Dans ce nouveau parcours à obstacles, le subordonné doit alors en comprendre rapidement toutes les étapes et tous les codes, en mobilisant son énergie et ses capacités intellectuelles.

Il doit également intégrer le fait que ses démarches « agacent » l’ensemble de sa hiérarchie qui voit d’un mauvais oeil que la décision d’un chef soit ainsi contestée par un subordonné, fusse-t-il de bonne foi.

L’image de l’Institution ne doit en aucun cas être écornée par une remise en question d’une décision d’un chef, fusse t-elle illogique ou incohérente…..

La tentation est grande pour le chef de discréditer « à n’importe quel prix » le subordonné afin d’étouffer toute remarque constructive et objective de sa part.

Au-delà du possible recours hiérarchique (non contentieux), le subordonné peut se tourner vers la médiation afin de trouver une issue au litige qui l’oppose à sa hiérarchie.

La médiation s’entend alors comme un processus structuré par lequel les parties tentent de parvenir à un accord en vue de la résolution amiable de leurs différends, avec l’aide d’un tiers, le médiateur.

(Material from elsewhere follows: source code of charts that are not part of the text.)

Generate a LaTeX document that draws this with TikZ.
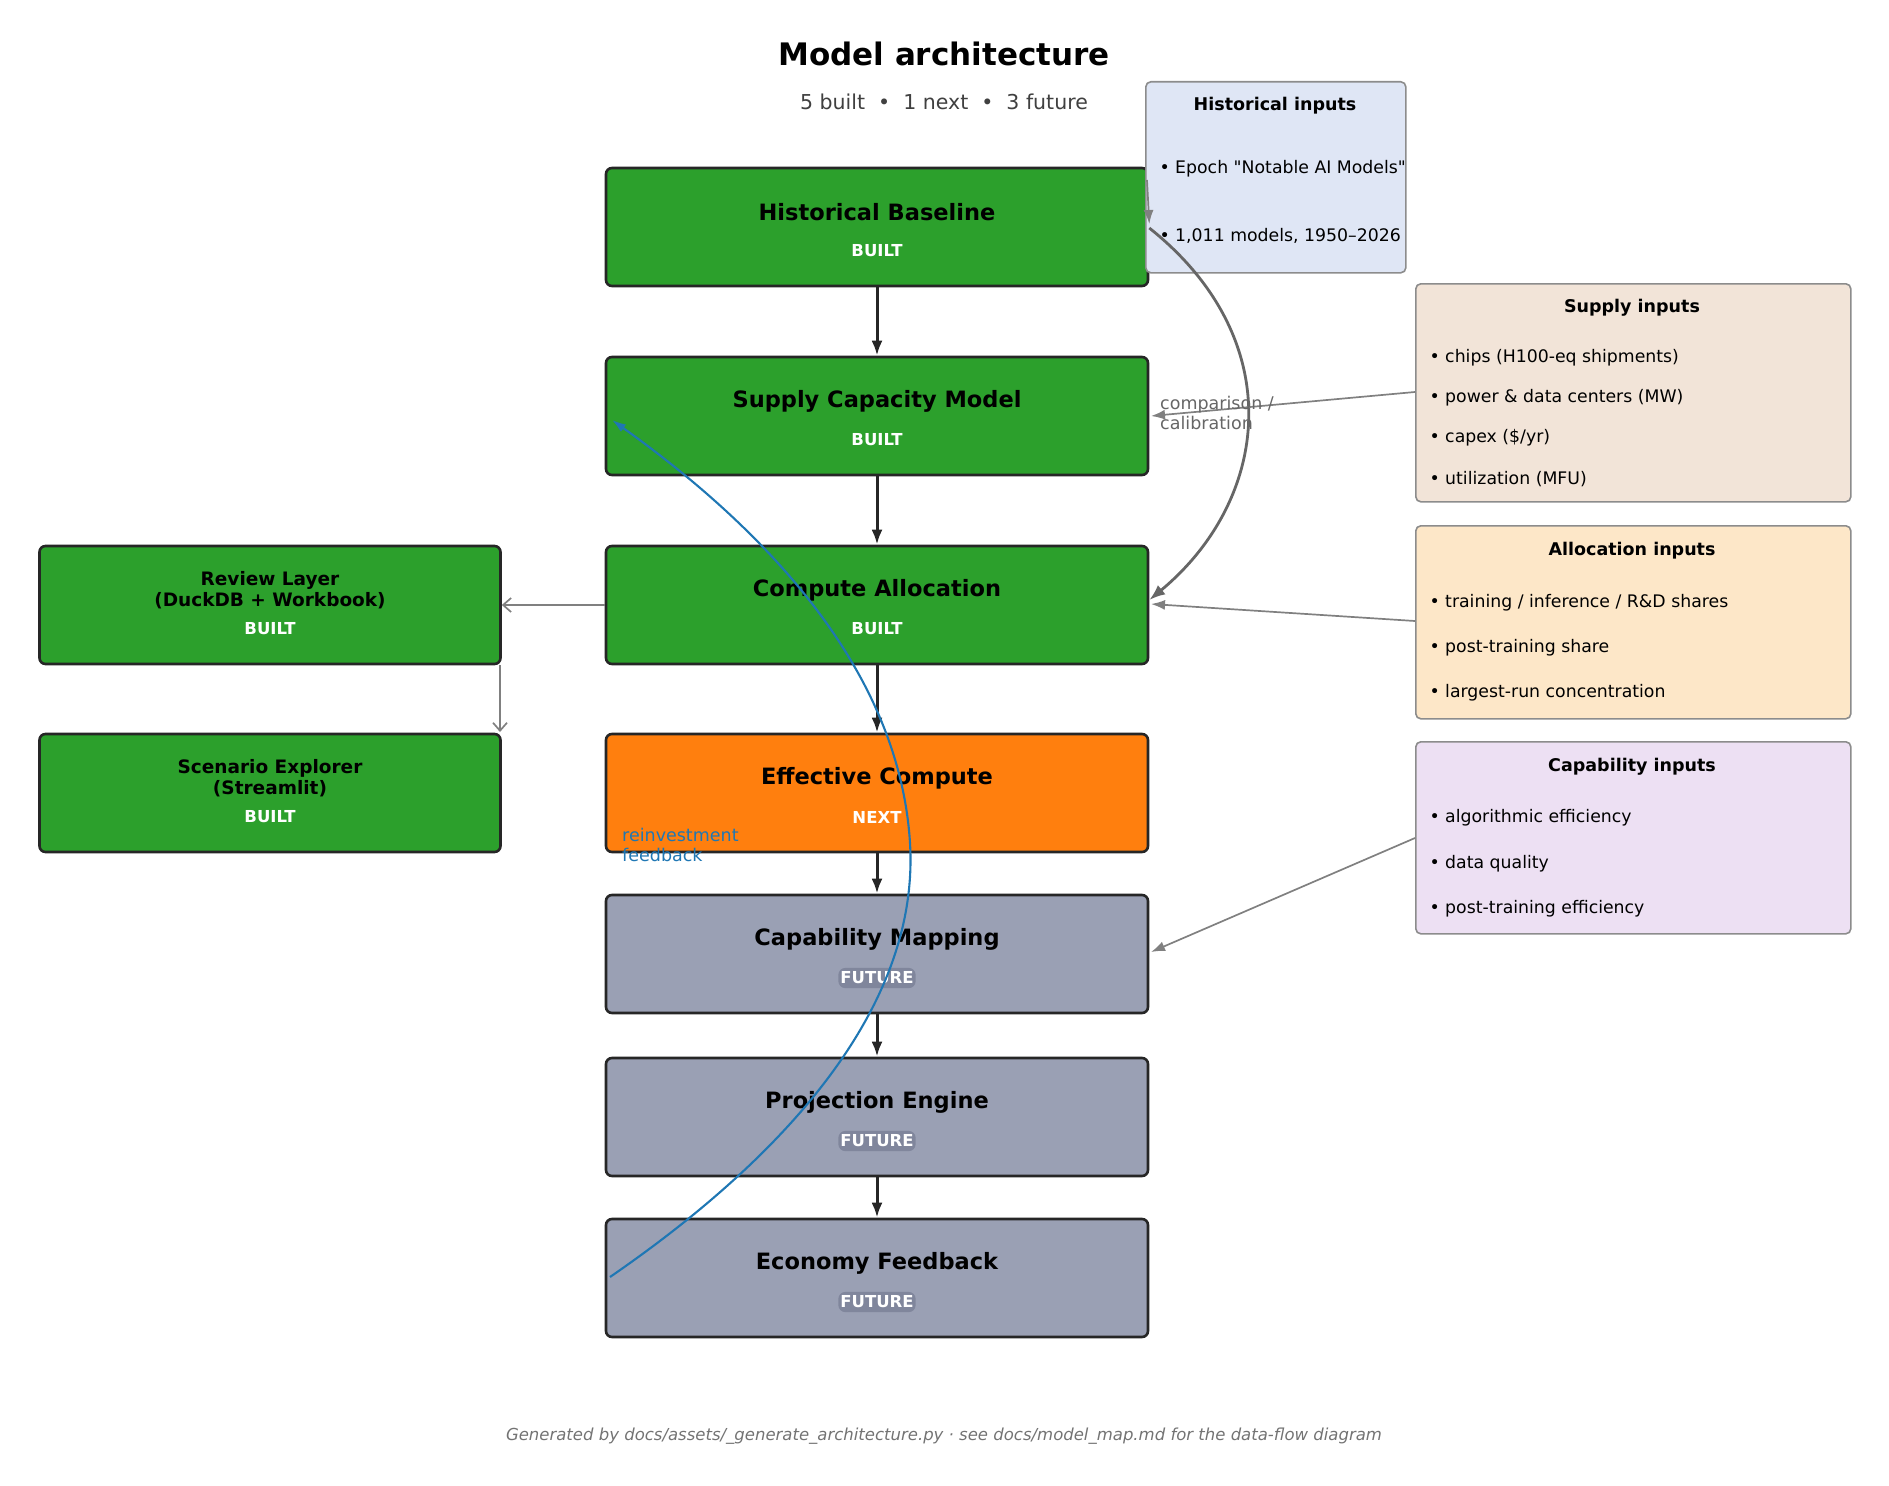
\documentclass[tikz,border=0pt]{standalone}
\usepackage{fontspec}
\setmainfont{DejaVu Sans}
\newfontfamily\rawf{DejaVu Sans}[Ligatures=ResetAll]
\usetikzlibrary{arrows.meta}
\definecolor{cgreen}{HTML}{2CA02C}
\definecolor{corange}{HTML}{FF7F0E}
\definecolor{cgray}{HTML}{9AA0B4}
\definecolor{cbadge}{HTML}{80869C}
\definecolor{chist}{HTML}{DFE6F5}
\definecolor{csup}{HTML}{F2E4D8}
\definecolor{calloc}{HTML}{FDE7C8}
\definecolor{ccap}{HTML}{EDE0F3}
\definecolor{cblue}{HTML}{1F77B4}
\begin{document}
\begin{tikzpicture}[x=1pt,y=-1pt,
  stage/.style={draw=black!85,line width=2.6pt,rounded corners=6pt,minimum width=542pt,minimum height=118pt},
  side/.style={draw=black!85,line width=2.6pt,rounded corners=6pt,minimum width=461pt,minimum height=118pt},
  inp/.style={draw=black!45,line width=1.6pt,rounded corners=5pt,anchor=north west},
  ttl/.style={font=\bfseries\fontsize{22.5}{26}\selectfont,align=center},
  stl/.style={font=\bfseries\fontsize{18.5}{21}\selectfont,align=center},
  tag/.style={font=\bfseries\fontsize{16.5}{19}\selectfont,text=white},
  badge/.style={tag,fill=cbadge,rounded corners=7pt,inner xsep=2pt,inner ysep=4pt,minimum width=74pt},
  main/.style={-{Latex[length=15pt,width=11pt]},line width=3pt,draw=black!85},
  garr/.style={-{Latex[length=14pt,width=10pt]},line width=1.7pt,draw=black!50},
  gopen/.style={-{Straight Barb[length=8pt,width=14pt]},line width=1.7pt,draw=black!50},
  ihead/.style={font=\bfseries\fontsize{17.5}{20}\selectfont},
  bul/.style={font=\fontsize{17.3}{20}\selectfont,anchor=west}]
\useasboundingbox (0,0) rectangle (1889,1485);
\node[font=\bfseries\fontsize{31}{34}\selectfont] (title) at (944,54) {Model architecture};
\node[font=\fontsize{20.5}{24}\selectfont,text=black!75] (sub) at (944,102) {5 built \ \textbullet\ \ 1 next \ \textbullet\ \ 3 future};
% stages
\node[stage,fill=cgreen] (hb) at (877,227) {};
\node[stage,fill=cgreen] (sc) at (877,416) {};
\node[stage,fill=cgreen] (ca) at (877,605) {};
\node[stage,fill=corange] (ec) at (877,793) {};
\node[stage,fill=cgray] (cm) at (877,954) {};
\node[stage,fill=cgray] (pe) at (877,1117) {};
\node[stage,fill=cgray] (ef) at (877,1278) {};
\foreach \n/\t in {hb/Historical Baseline,sc/Supply Capacity Model,ca/Compute Allocation,ec/Effective Compute,cm/Capability Mapping,pe/Projection Engine,ef/Economy Feedback}{
  \node[ttl] (\n-t) at ([yshift=15pt]\n.center) {\t};}
\node[tag] (hb-b) at ([yshift=-24pt]hb.center) {BUILT};
\node[tag] (sc-b) at ([yshift=-24pt]sc.center) {BUILT};
\node[tag] (ca-b) at ([yshift=-24pt]ca.center) {BUILT};
\node[tag] (ec-b) at ([yshift=-24pt]ec.center) {NEXT};
\node[badge] (cm-b) at ([yshift=-24pt]cm.center) {FUTURE};
\node[badge] (pe-b) at ([yshift=-24pt]pe.center) {FUTURE};
\node[badge] (ef-b) at ([yshift=-24pt]ef.center) {FUTURE};
% side
\node[side,fill=cgreen] (rl) at (270,605) {};
\node[side,fill=cgreen] (se) at (270,793) {};
\node[stl] (rl-t) at ([yshift=15pt]rl.center) {Review Layer\\(DuckDB + Workbook)};
\node[tag] (rl-b) at ([yshift=-24pt]rl.center) {BUILT};
\node[stl] (se-t) at ([yshift=15pt]se.center) {Scenario Explorer\\(Streamlit)};
\node[tag] (se-b) at ([yshift=-24pt]se.center) {BUILT};
% inputs
\node[inp,fill=chist,minimum width=260pt,minimum height=191pt] (hin) at (1145,81) {};
\node[ihead] (hin-t) at (1275,106) {Historical inputs};
\node[bul] (hin-1) at (1156,169) {\textbullet\ Epoch {\rawf"Notable AI Models"}};
\node[bul] (hin-2) at (1156,236) {\textbullet\ 1,011 models, 1950–2026};
\node[inp,fill=csup,minimum width=435pt,minimum height=218pt] (sin) at (1415,283) {};
\node[ihead] (sin-t) at (1632,308) {Supply inputs};
\node[bul] (sin-1) at (1426,358) {\textbullet\ chips (H100-eq shipments)};
\node[bul] (sin-2) at (1426,398) {\textbullet\ power \& data centers (MW)};
\node[bul] (sin-3) at (1426,438) {\textbullet\ capex (\$/yr)};
\node[bul] (sin-4) at (1426,479) {\textbullet\ utilization (MFU)};
\node[inp,fill=calloc,minimum width=435pt,minimum height=193pt] (ain) at (1415,525) {};
\node[ihead] (ain-t) at (1632,551) {Allocation inputs};
\node[bul] (ain-1) at (1426,603) {\textbullet\ training / inference / R\&D shares};
\node[bul] (ain-2) at (1426,648) {\textbullet\ post-training share};
\node[bul] (ain-3) at (1426,693) {\textbullet\ largest-run concentration};
\node[inp,fill=ccap,minimum width=435pt,minimum height=192pt] (cin) at (1415,741) {};
\node[ihead] (cin-t) at (1632,767) {Capability inputs};
\node[bul] (cin-1) at (1426,818) {\textbullet\ algorithmic efficiency};
\node[bul] (cin-2) at (1426,864) {\textbullet\ data quality};
\node[bul] (cin-3) at (1426,909) {\textbullet\ post-training efficiency};
% main arrows
\draw[main] (hb) -- (sc);
\draw[main] (sc) -- (ca);
\draw[main] (ca) -- (ec);
\draw[main] (ec) -- (cm);
\draw[main] (cm) -- (pe);
\draw[main] (pe) -- (ef);
% side arrows
\draw[gopen] (ca.west) -- (rl.east);
\coordinate (rs) at (500,665);
\coordinate (re) at (500,732);
\draw[gopen] (rs) -- (re);
\coordinate (hs) at (1147,180);
\draw[garr] (hs) -- (hb.east |- 0,224);
\draw[-{Latex[length=16pt,width=12pt]},line width=2.8pt,draw=black!60] (hb.east |- 0,228) .. controls (1290,340) and (1270,500) .. (ca.east |- 0,600);
\draw[garr] (sin.west |- 0,392) -- (1151,416);
\node[font=\fontsize{17.5}{20}\selectfont,text=black!60,align=left,anchor=north west,inner sep=0pt] (cal) at (1160,396) {comparison /\\calibration};
\draw[garr] (ain.west |- 0,621) -- (1151,604);
\draw[garr] (cin.west |- 0,838) -- (1151,952);
% feedback
\draw[-{Latex[length=14pt,width=9pt]},line width=2.1pt,draw=cblue] (610,1277) .. controls (780,1160) and (920,1010) .. (910,843) .. controls (900,680) and (780,540) .. (612,420);
\node[font=\fontsize{17.5}{20}\selectfont,text=cblue,align=left,anchor=north west,inner sep=0pt] (rf) at (622,828) {reinvestment\\feedback};
\node[font=\itshape\fontsize{16.5}{19}\selectfont,text=black!55] (foot) at (944,1436) {Generated by docs/assets/\_generate\_architecture.py · see docs/model\_map.md for the data-flow diagram};
\end{tikzpicture}
\end{document}
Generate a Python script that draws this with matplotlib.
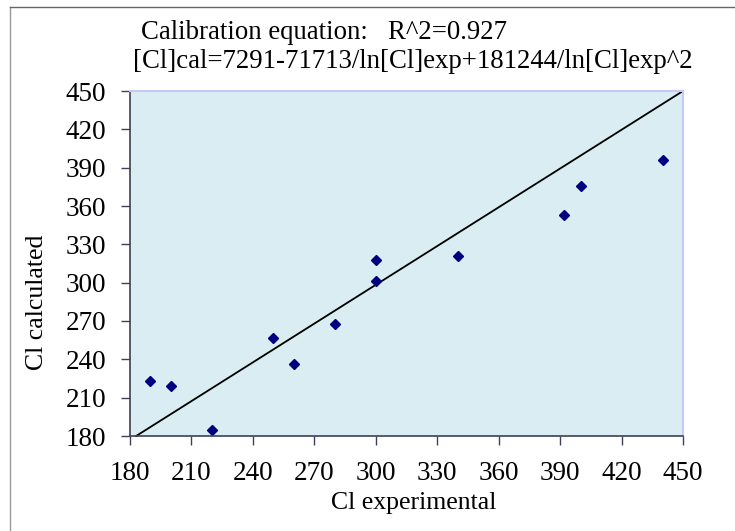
import matplotlib.pyplot as plt
import numpy as np

# valores
cl_exp = np.array([190, 200, 220, 250, 260, 280, 300, 300, 340, 392, 400, 440])
cl_cal = np.array([223, 219, 185, 257, 236, 268, 318, 301, 321, 353, 376, 396])
ticks = [180, 210, 240, 270, 300, 330, 360, 390, 420, 450]
line_x = [183, 450]
line_y = [180, 450]

plt.rcParams['font.family'] = ['Liberation Serif', 'DejaVu Serif']

W, H = 735, 531
fig = plt.figure(figsize=(W/100, H/100), dpi=100)
ax = fig.add_axes([130/W, 1-436/H, 553/W, 345/H])
ax.set_facecolor('#daedf2')

ax.plot(line_x, line_y, color='black', lw=1.3, clip_on=False)
ax.plot(cl_exp, cl_cal, 'D', color='#000080', markersize=5.3, linestyle='none')

ax.set_xlim(180, 450)
ax.set_ylim(180, 450)
ax.set_xticks(ticks)
ax.set_yticks(ticks)
ax.tick_params(direction='out', length=6.3, width=1, labelsize=19.5, colors='#404058',
               labelcolor='black')
ax.tick_params(axis='x', pad=12)
ax.tick_params(axis='y', pad=11)

for s in ['left', 'bottom']:
    ax.spines[s].set_color('#404058')
    ax.spines[s].set_linewidth(1.2)
for s in ['top', 'right']:
    ax.spines[s].set_color('#c8c8f4')
    ax.spines[s].set_linewidth(1.5)

fig.text(37/W, 1-302/H, 'Cl calculated', rotation=90, fontsize=18.5,
         ha='center', va='center')
fig.text(414/W, 1-509/H, 'Cl experimental', fontsize=18.5, ha='center', va='baseline')

fig.text(141/W, 1-39/H, 'Calibration equation:   R^2=0.927', fontsize=19.3,
         ha='left', va='baseline')
fig.text(133/W, 1-68/H, '[Cl]cal=7291-71713/ln[Cl]exp+181244/ln[Cl]exp^2',
         fontsize=19.3, ha='left', va='baseline')

# marco del area del grafico
fig.add_artist(plt.Line2D([10/W, 10/W], [0, 1-7/H], color='#999999', lw=1,
                          transform=fig.transFigure))
fig.add_artist(plt.Line2D([10/W, 1], [1-7/H, 1-7/H], color='#666666', lw=1,
                          transform=fig.transFigure))

fig.savefig('out.png', dpi=100)
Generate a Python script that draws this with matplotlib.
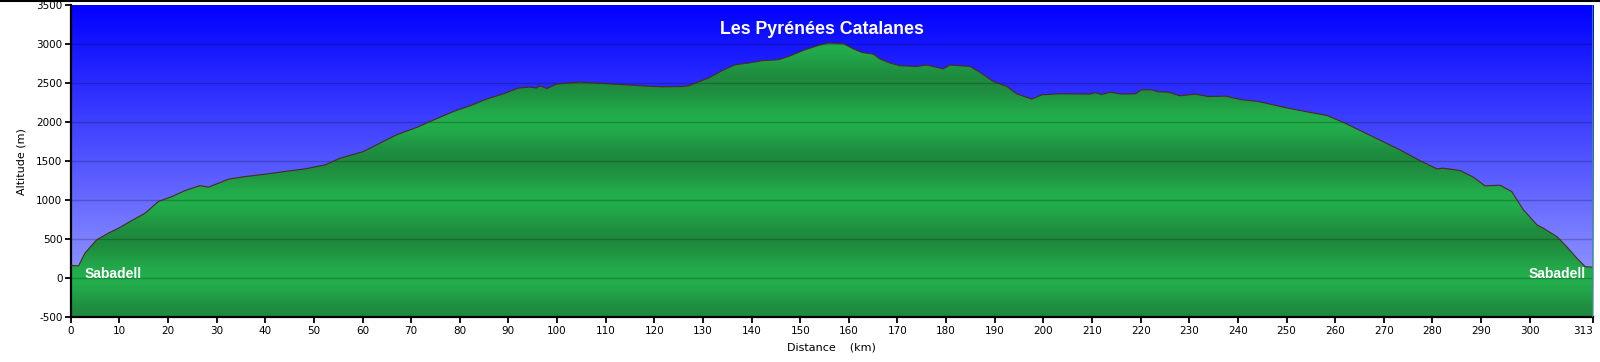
import numpy as np
import matplotlib
matplotlib.use("Agg")
import matplotlib.pyplot as plt
from matplotlib.patches import Polygon

# ---- data ----
km = [0, 0.2, 1.6, 2.9, 5.3, 7.7, 9.8, 12.5, 15.3, 18, 20.8, 23.5, 26.6, 28.3, 30.4,
      32.4, 35.8, 40, 44, 48.2, 52.3, 55.4, 60.2, 63.6, 67, 71.1, 73.9, 78.7, 82.1, 85.5,
      89, 92, 94.4, 95.7, 96.5, 97.9, 99.9, 102, 104.7, 110.5, 117.4, 121.5, 125.6, 127,
      128.4, 131.1, 133.9, 136.6, 139.3, 142.1, 145.5, 147.6, 151, 153.7, 155.8, 158.9,
      161, 162.7, 165, 166.4, 168.5, 170.5, 174, 176, 179.4, 180.8, 184.9, 187, 189.7,
      192.5, 194.5, 197.6, 199.7, 203.4, 209.6, 210.6, 212, 213.7, 216.1, 218.9, 220.2,
      222.3, 223.6, 225.7, 228.1, 231.2, 233.9, 237.4, 240.8, 244.2, 249.7, 253.8, 258.3,
      262, 267.9, 273.3, 277.5, 280.9, 282.2, 285.7, 288.4, 290.8, 293.9, 296.3, 298.7,
      301.5, 302.8, 305.6, 307.6, 309.7, 311.4, 313]
alt = [170, 165, 158, 320, 490, 577, 640, 738, 833, 982, 1046, 1123, 1187, 1167, 1218,
       1269, 1302, 1333, 1367, 1401, 1452, 1538, 1623, 1731, 1837, 1931, 2008, 2136, 2209, 2295,
       2363, 2436, 2449, 2436, 2465, 2431, 2487, 2500, 2513, 2491, 2465, 2452, 2456, 2465,
       2500, 2564, 2658, 2734, 2756, 2786, 2799, 2841, 2927, 2982, 3013, 3004,
       2936, 2892, 2871, 2808, 2756, 2722, 2713, 2731, 2683, 2731, 2713, 2636, 2521,
       2456, 2363, 2295, 2350, 2363, 2359, 2379, 2354, 2384, 2359, 2363, 2414,
       2414, 2388, 2384, 2337, 2359, 2328, 2333, 2286, 2264, 2187, 2136, 2085,
       1987, 1808, 1645, 1504, 1401, 1410, 1380, 1295, 1183, 1192, 1110, 876,
       683, 641, 533, 405, 256, 149, 141]
xticks = [0, 10, 20, 30, 40, 50, 60, 70, 80, 90, 100, 110, 120, 130, 140, 150, 160, 170,
          180, 190, 200, 210, 220, 230, 240, 250, 260, 270, 280, 290, 300, 313]
yticks = [-500, 0, 500, 1000, 1500, 2000, 2500, 3000, 3500]
title = "Les Pyrénées Catalanes"
start_label = "Sabadell"
end_label = "Sabadell"

XMIN, XMAX = 0, 313
YMIN, YMAX = -500, 3500

fig = plt.figure(figsize=(16, 3.62), dpi=100)
fig.patch.set_facecolor("white")
ax = fig.add_axes([0.0442, 0.1235, 0.9514, 0.8627])
ax.set_xlim(XMIN, XMAX)
ax.set_ylim(YMIN, YMAX)

# sky gradient
ys = np.linspace(YMAX, YMIN, 400)
t = (YMAX - ys) / (YMAX - YMIN)
top = np.array([0, 0, 255]) / 255
bot = np.array([165, 170, 255]) / 255
sky = top[None, :] * (1 - t[:, None]) + bot[None, :] * t[:, None]
ax.imshow(sky[:, None, :], extent=[XMIN, XMAX, YMIN, YMAX], aspect="auto",
          origin="upper", zorder=0, interpolation="bilinear")

# green fill gradient
light = np.array([35, 174, 76]) / 255
dark = np.array([30, 138, 62]) / 255
ya = np.linspace(YMAX, YMIN, 800)
w = (1 - np.cos(2 * np.pi * ya / 1000.0)) / 2
green = light[None, :] * (1 - w[:, None]) + dark[None, :] * w[:, None]
im = ax.imshow(green[:, None, :], extent=[XMIN, XMAX, YMIN, YMAX], aspect="auto",
               origin="upper", zorder=1, interpolation="bilinear")
verts = [(km[0], YMIN)] + list(zip(km, alt)) + [(km[-1], YMIN)]
poly = Polygon(verts, closed=True, facecolor="none", edgecolor="none", transform=ax.transData)
ax.add_patch(poly)
im.set_clip_path(poly)
ax.plot(km, alt, color="#4a2a22", lw=0.8, zorder=3)
# right edge line of the profile
ax.axvline(XMAX, color="#22aa44", lw=1.2, zorder=4)

# grid
for yv in yticks[1:-1]:
    ax.axhline(yv, color="black", alpha=0.22, lw=1.0, zorder=2)

ax.set_xticks(xticks)
ax.set_xticklabels([str(v) for v in xticks])
ax.set_yticks(yticks)
ax.set_yticklabels([str(v) for v in yticks])
ax.tick_params(axis="both", labelsize=7.5, length=4, width=1.3, color="black", pad=2)
last = ax.get_xticklabels()[-1]
last.set_horizontalalignment("right")
for s in ["top", "right"]:
    ax.spines[s].set_visible(False)
for s in ["left", "bottom"]:
    ax.spines[s].set_linewidth(1.6)

ax.set_xlabel("Distance    (km)", fontsize=8, labelpad=5)
ax.set_ylabel("Altitude (m)", fontsize=8, labelpad=7)

ax.text(0.5 * (XMIN + XMAX) - 2, 3180, title, color="white", fontsize=12.8,
        fontweight="bold", family="Liberation Sans", ha="center", va="center", zorder=5)
ax.text(2.8, 55, start_label, color="white", fontsize=10, fontweight="bold",
        family="Liberation Sans", ha="left", va="center", zorder=5)
ax.text(311.5, 55, end_label, color="white", fontsize=10, fontweight="bold",
        family="Liberation Sans", ha="right", va="center", zorder=5)

# top border line
fig.add_artist(plt.Line2D([0, 1], [0.997, 0.997], transform=fig.transFigure,
                          color="black", lw=1.5))

fig.savefig("out.png", dpi=100)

En effet, l’article D4121-2 du code de la défense indique que « tout militaire peut saisir les officiers généraux inspecteurs d’une question relative à sa situation personnelle, aux conditions d’exécution du service ou à la vie en communauté« .

L’objet de la médiation est d’abord de trouver des solutions amiables aux litiges individuels. La médiation doit aussi rétablir la confiance entre les individus partie aux conflits. Enfin, la médiation doit normalement prévenir les risques psychosociaux, beaucoup de situations s’accompagnant d’un mal-être.

Dans les faits, les demandes de médiation aboutissent à des réponses variables, accompagnées ou non d’un réglement du conflit. Bien souvent, les rappels de la règle éclairent le demandeur sur sa difficulté et permettent dans certains cas de « passer à autre chose » sans « s’épuiser dans des procédures contentieuses ». Il faut dire qu’à l’occasion des entretiens propres à la médiation, il est parfois rappelé que « le contentieux est de nature à freiner la médiation« …Là encore, le subordonné prend à nouveau conscience que le « match » reste déséquilibré et que certains enjeux dépassent le simple réglement d’une situation de conflit entre deux parties.

Quand le contentieux s’impose au vu des préjudices subis par le subordonné (professionnels, moral,…), la procédure contentieuse s’engage finalement.

Dans le secteur privé, quand un salarié a un litige avec son employeur, il fait appel au conseil de prud’hommes.

Les agents de l’administration publique, eux, se présentent devant la juridiction administrative.

La particularité du militaire est qu’il ne peut – sauf exceptions notamment en matière de sanctions – saisir directement le juge administratif d’une décision qu’il conteste.

Depuis 2001, il est contraint, en premier lieu, de former un recours administratif préalable obligatoire auprès de la Commission des recours des militaires (CRM). La Commission des recours des militaires instruit les demandes formées par les soldats contestant une décision relatives à leur situation personnelle et rédige ensuite une recommandation destinée au ministre compétent qui prend seul la décision finale.

Dans ce type de démarche, il est essentiel de faire appel à un avocat afin que le recours soit bien circonstancié tant en droit qu’en faits.

Quand le subordonné se trouve dans une impasse vis à vis de décisions prises à son encontre par une hiérarchie rétissante à reconnaître ses erreurs, le Droit demeure le dernier rempart contre l’autoritarisme. L’avocat est alors indispensable au bon suivi de la procédure.